Austen lived her entire life as part of a small and close-knit family located on the lower fringes of English gentry. She was educated primarily by her father and older brothers as well as through her own reading. The steadfast support of her family was critical to Austen's development as a professional writer. Austen's artistic apprenticeship lasted from her teenage years until she was about thirty-five years old. During this period, she experimented with various literary forms, including the epistolary novel which she tried and then abandoned, and wrote and extensively revised three major novels and began a fourth. From 1811 until 1815, with the release of Sense and Sensibility (1811), Pride and Prejudice (1813), Mansfield Park (1814) and Emma (1815), she achieved success as a published writer. She wrote two additional novels, Northanger Abbey and Persuasion, both published after her death in 1817, and began a third, which was eventually titled Sanditon, but died before completing it.
Austen's works critique the novels of sensibility of the second half of the eighteenth century and are part of the transition to nineteenth-century realism.

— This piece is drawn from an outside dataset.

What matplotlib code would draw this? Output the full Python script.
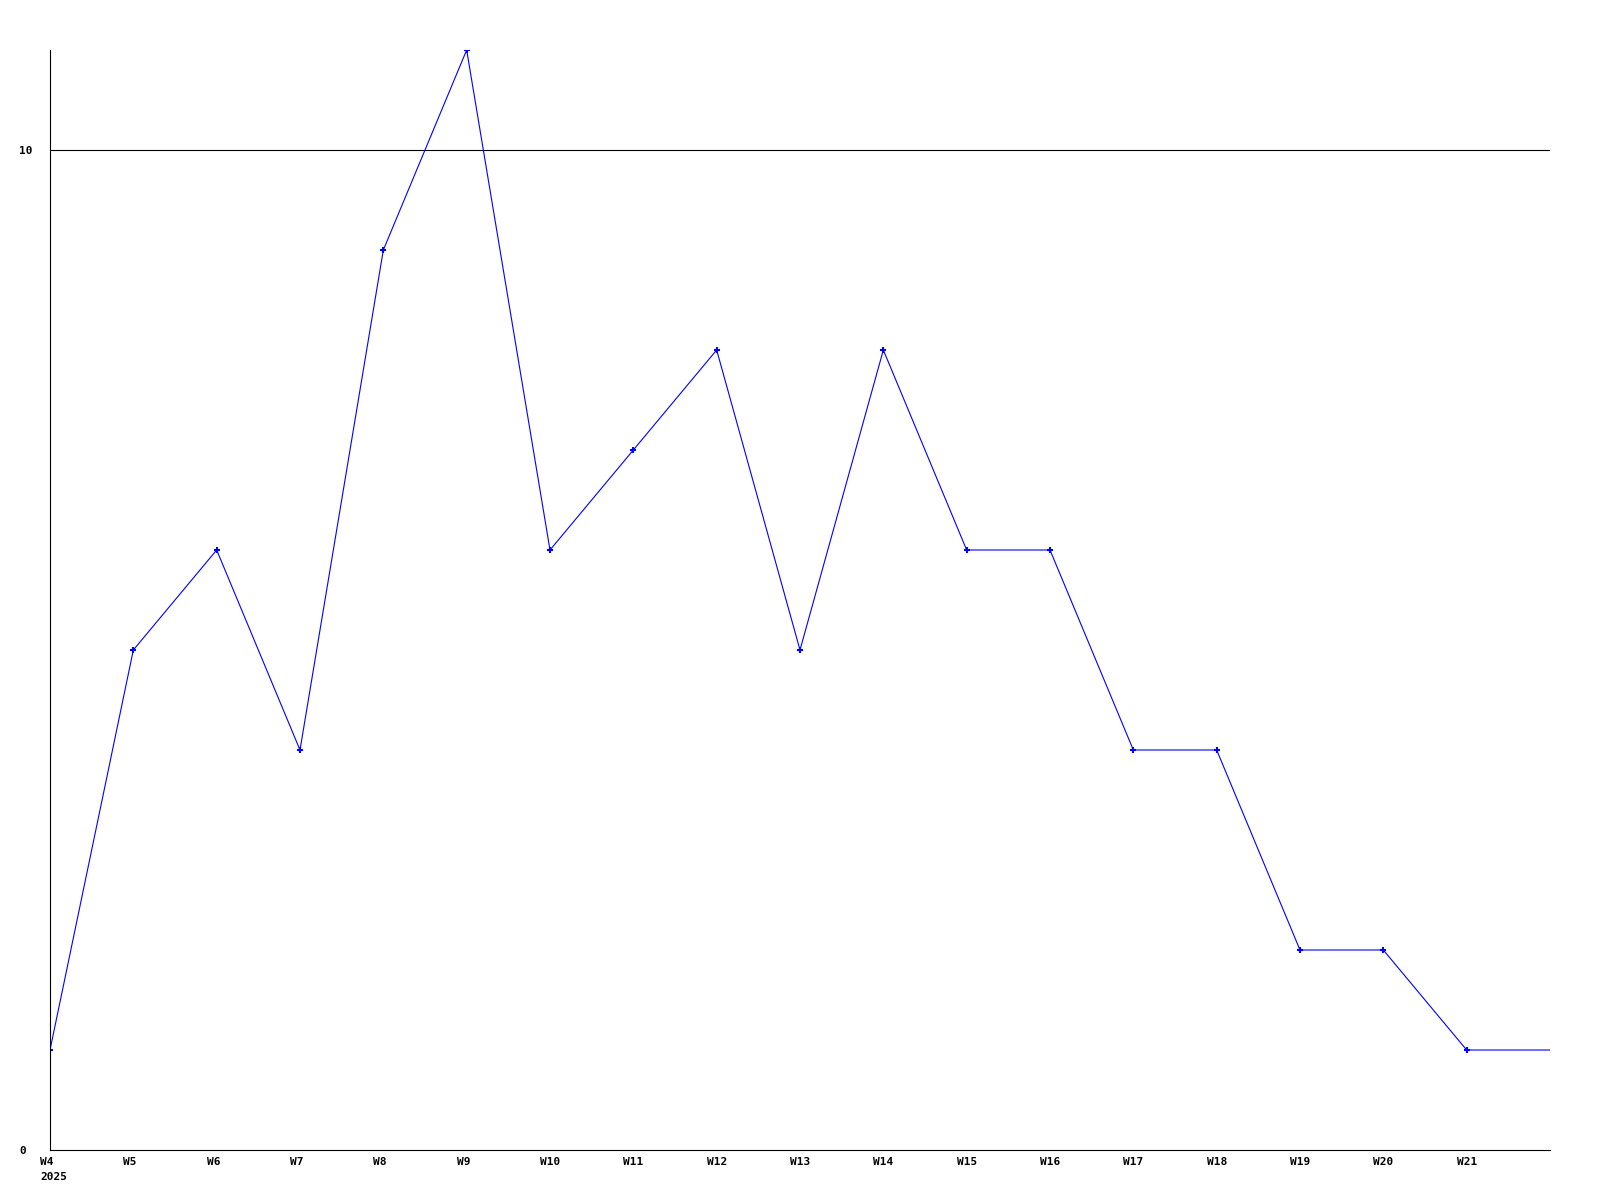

Austen's plots, though fundamentally comic, highlight the dependence of women on marriage to secure social standing and economic security. Like those of Samuel Johnson, one of the strongest influences on her writing, her works are concerned with moral issues.
During Austen's lifetime, because she chose to publish anonymously, Austen's works brought her little personal fame and only a few positive reviews. Through the mid-nineteenth century, her novels were admired only by members of the literary elite. However, the publication of her nephew's A Memoir of Jane Austen in 1869 introduced her to a wider public as an appealing personality and kindled popular interest in her works. By the 1940s, Austen was widely accepted in academia as a "great English writer". The second half of the twentieth century saw a proliferation of Austen scholarship, which explored many aspects of her novels: artistic, ideological, and historical. In popular culture, a Janeite fan culture has developed, centred on Austen's life, her works, and the various film and television adaptations of them.